▸ **EXERCISE AIM**
Word for word, transcribe the lines below and drop the pictures.

<<<<

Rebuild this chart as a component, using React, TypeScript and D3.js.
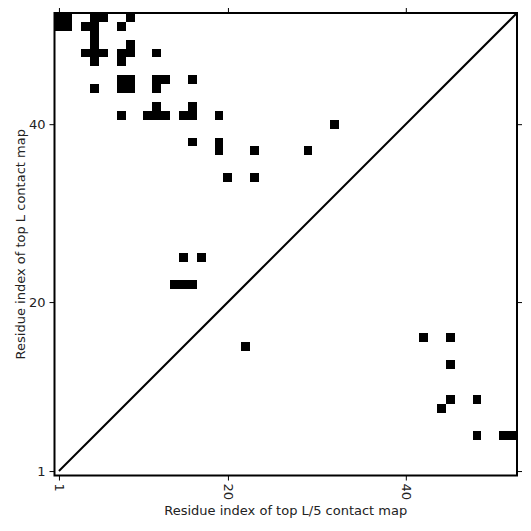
import { useEffect, useRef } from "react";
import { select, scaleLinear, axisBottom, axisLeft, axisTop, axisRight } from "d3";

// sequence length
const seqLength = 52;

// upper-left triangle: top L contacts [residue i, residue j]
const topLContacts: [number, number][] = [
    [1, 52], [2, 52], [5, 52], [6, 52], [9, 52],
    [1, 51], [2, 51], [4, 51], [5, 51], [8, 51],
    [5, 50],
    [5, 49], [9, 49],
    [4, 48], [5, 48], [6, 48], [8, 48], [9, 48], [12, 48],
    [5, 47], [8, 47],
    [8, 45], [9, 45], [12, 45], [13, 45], [16, 45],
    [5, 44], [8, 44], [9, 44], [12, 44],
    [12, 42], [16, 42],
    [8, 41], [11, 41], [12, 41], [13, 41], [15, 41], [16, 41], [19, 41],
    [32, 40],
    [16, 38], [19, 38],
    [19, 37], [23, 37], [29, 37],
    [20, 34], [23, 34],
    [15, 25], [17, 25],
    [14, 22], [15, 22], [16, 22],
];

// lower-right triangle: top L/5 contacts
const topL5Contacts: [number, number][] = [
    [42, 16], [45, 16],
    [22, 15],
    [45, 13],
    [45, 9], [48, 9],
    [44, 8],
    [48, 5], [51, 5], [52, 5],
];

const tickValues = [1, 20, 40];

const xLabel = "Residue index of top L/5 contact map";
const yLabel = "Residue index of top L contact map";

export default function App() {
    const svgRef = useRef<SVGSVGElement>(null);

    useEffect(() => {
        const svg = select(svgRef.current);
        svg.selectAll("*").remove();

        const left = 54.5;
        const right = 517;
        const top = 13;
        const bottom = 475.5;
        const font = "'DejaVu Sans', sans-serif";

        const x = scaleLinear().domain([0.5, seqLength + 0.5]).range([left, right]);
        const y = scaleLinear().domain([0.5, seqLength + 0.5]).range([bottom, top]);

        const cells = svg.append("g").attr("shape-rendering", "crispEdges");
        cells
            .selectAll("rect")
            .data([...topLContacts, ...topL5Contacts])
            .join("rect")
            .attr("x", (d) => x(d[0] - 0.5))
            .attr("y", (d) => y(d[1] + 0.5))
            .attr("width", (d) => x(d[0] + 0.5) - x(d[0] - 0.5))
            .attr("height", (d) => y(d[1] - 0.5) - y(d[1] + 0.5))
            .attr("fill", "black");

        // diagonal
        svg.append("line")
            .attr("x1", x(1))
            .attr("y1", y(1))
            .attr("x2", x(seqLength + 0.5))
            .attr("y2", y(seqLength + 0.5))
            .attr("stroke", "black")
            .attr("stroke-width", 2);

        // axes
        const styleAxis = (g: any) => {
            g.select(".domain").remove();
            g.selectAll("line").attr("stroke", "black").attr("stroke-width", 1);
            g.selectAll("text")
                .attr("fill", "#222")
                .style("font-family", font)
                .style("font-size", "13px");
        };

        svg.append("g")
            .attr("transform", `translate(0,${bottom})`)
            .call(axisBottom(x).tickValues(tickValues).tickSize(5).tickPadding(3))
            .call(styleAxis)
            .selectAll("text")
            .attr("transform", "rotate(90)")
            .attr("text-anchor", "start")
            .attr("x", 8)
            .attr("y", 0)
            .attr("dy", "0.35em");

        svg.append("g")
            .attr("transform", `translate(${left},0)`)
            .call(axisLeft(y).tickValues(tickValues).tickSize(5).tickPadding(4))
            .call(styleAxis);

        svg.append("g")
            .attr("transform", `translate(0,${top})`)
            .call(axisTop(x).tickValues(tickValues).tickSize(5).tickFormat(() => ""))
            .call(styleAxis);

        svg.append("g")
            .attr("transform", `translate(${right},0)`)
            .call(axisRight(y).tickValues(tickValues).tickSize(5).tickFormat(() => ""))
            .call(styleAxis);

        // frame
        svg.append("rect")
            .attr("x", left)
            .attr("y", top)
            .attr("width", right - left)
            .attr("height", bottom - top)
            .attr("fill", "none")
            .attr("stroke", "black")
            .attr("stroke-width", 2);

        // labels
        svg.append("text")
            .attr("x", (left + right) / 2)
            .attr("y", 515)
            .attr("text-anchor", "middle")
            .attr("fill", "#222")
            .style("font-family", font)
            .style("font-size", "13px")
            .text(xLabel);

        svg.append("text")
            .attr("transform", `translate(25,${(top + bottom) / 2}) rotate(-90)`)
            .attr("text-anchor", "middle")
            .attr("fill", "#222")
            .style("font-family", font)
            .style("font-size", "13px")
            .text(yLabel);
    }, []);

    return (
        <svg
            ref={svgRef}
            width={531}
            height={531}
            style={{ position: "absolute", left: 0, top: 0, background: "white" }}
        />
    );
}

>>>>

▸ **TASK OUTPUT**
Rebuild this chart as a component, using React, TypeScript and D3.js.
import { useEffect, useRef } from "react";
import { select, scaleLinear, axisBottom, axisLeft, axisTop, axisRight } from "d3";

// sequence length
const seqLength = 52;

// upper-left triangle: top L contacts [residue i, residue j]
const topLContacts: [number, number][] = [
    [1, 52], [2, 52], [5, 52], [6, 52], [9, 52],
    [1, 51], [2, 51], [4, 51], [5, 51], [8, 51],
    [5, 50],
    [5, 49], [9, 49],
    [4, 48], [5, 48], [6, 48], [8, 48], [9, 48], [12, 48],
    [5, 47], [8, 47],
    [8, 45], [9, 45], [12, 45], [13, 45], [16, 45],
    [5, 44], [8, 44], [9, 44], [12, 44],
    [12, 42], [16, 42],
    [8, 41], [11, 41], [12, 41], [13, 41], [15, 41], [16, 41], [19, 41],
    [32, 40],
    [16, 38], [19, 38],
    [19, 37], [23, 37], [29, 37],
    [20, 34], [23, 34],
    [15, 25], [17, 25],
    [14, 22], [15, 22], [16, 22],
];

// lower-right triangle: top L/5 contacts
const topL5Contacts: [number, number][] = [
    [42, 16], [45, 16],
    [22, 15],
    [45, 13],
    [45, 9], [48, 9],
    [44, 8],
    [48, 5], [51, 5], [52, 5],
];

const tickValues = [1, 20, 40];

const xLabel = "Residue index of top L/5 contact map";
const yLabel = "Residue index of top L contact map";

export default function App() {
    const svgRef = useRef<SVGSVGElement>(null);

    useEffect(() => {
        const svg = select(svgRef.current);
        svg.selectAll("*").remove();

        const left = 54.5;
        const right = 517;
        const top = 13;
        const bottom = 475.5;
        const font = "'DejaVu Sans', sans-serif";

        const x = scaleLinear().domain([0.5, seqLength + 0.5]).range([left, right]);
        const y = scaleLinear().domain([0.5, seqLength + 0.5]).range([bottom, top]);

        const cells = svg.append("g").attr("shape-rendering", "crispEdges");
        cells
            .selectAll("rect")
            .data([...topLContacts, ...topL5Contacts])
            .join("rect")
            .attr("x", (d) => x(d[0] - 0.5))
            .attr("y", (d) => y(d[1] + 0.5))
            .attr("width", (d) => x(d[0] + 0.5) - x(d[0] - 0.5))
            .attr("height", (d) => y(d[1] - 0.5) - y(d[1] + 0.5))
            .attr("fill", "black");

        // diagonal
        svg.append("line")
            .attr("x1", x(1))
            .attr("y1", y(1))
            .attr("x2", x(seqLength + 0.5))
            .attr("y2", y(seqLength + 0.5))
            .attr("stroke", "black")
            .attr("stroke-width", 2);

        // axes
        const styleAxis = (g: any) => {
            g.select(".domain").remove();
            g.selectAll("line").attr("stroke", "black").attr("stroke-width", 1);
            g.selectAll("text")
                .attr("fill", "#222")
                .style("font-family", font)
                .style("font-size", "13px");
        };

        svg.append("g")
            .attr("transform", `translate(0,${bottom})`)
            .call(axisBottom(x).tickValues(tickValues).tickSize(5).tickPadding(3))
            .call(styleAxis)
            .selectAll("text")
            .attr("transform", "rotate(90)")
            .attr("text-anchor", "start")
            .attr("x", 8)
            .attr("y", 0)
            .attr("dy", "0.35em");

        svg.append("g")
            .attr("transform", `translate(${left},0)`)
            .call(axisLeft(y).tickValues(tickValues).tickSize(5).tickPadding(4))
            .call(styleAxis);

        svg.append("g")
            .attr("transform", `translate(0,${top})`)
            .call(axisTop(x).tickValues(tickValues).tickSize(5).tickFormat(() => ""))
            .call(styleAxis);

        svg.append("g")
            .attr("transform", `translate(${right},0)`)
            .call(axisRight(y).tickValues(tickValues).tickSize(5).tickFormat(() => ""))
            .call(styleAxis);

        // frame
        svg.append("rect")
            .attr("x", left)
            .attr("y", top)
            .attr("width", right - left)
            .attr("height", bottom - top)
            .attr("fill", "none")
            .attr("stroke", "black")
            .attr("stroke-width", 2);

        // labels
        svg.append("text")
            .attr("x", (left + right) / 2)
            .attr("y", 515)
            .attr("text-anchor", "middle")
            .attr("fill", "#222")
            .style("font-family", font)
            .style("font-size", "13px")
            .text(xLabel);

        svg.append("text")
            .attr("transform", `translate(25,${(top + bottom) / 2}) rotate(-90)`)
            .attr("text-anchor", "middle")
            .attr("fill", "#222")
            .style("font-family", font)
            .style("font-size", "13px")
            .text(yLabel);
    }, []);

    return (
        <svg
            ref={svgRef}
            width={531}
            height={531}
            style={{ position: "absolute", left: 0, top: 0, background: "white" }}
        />
    );
}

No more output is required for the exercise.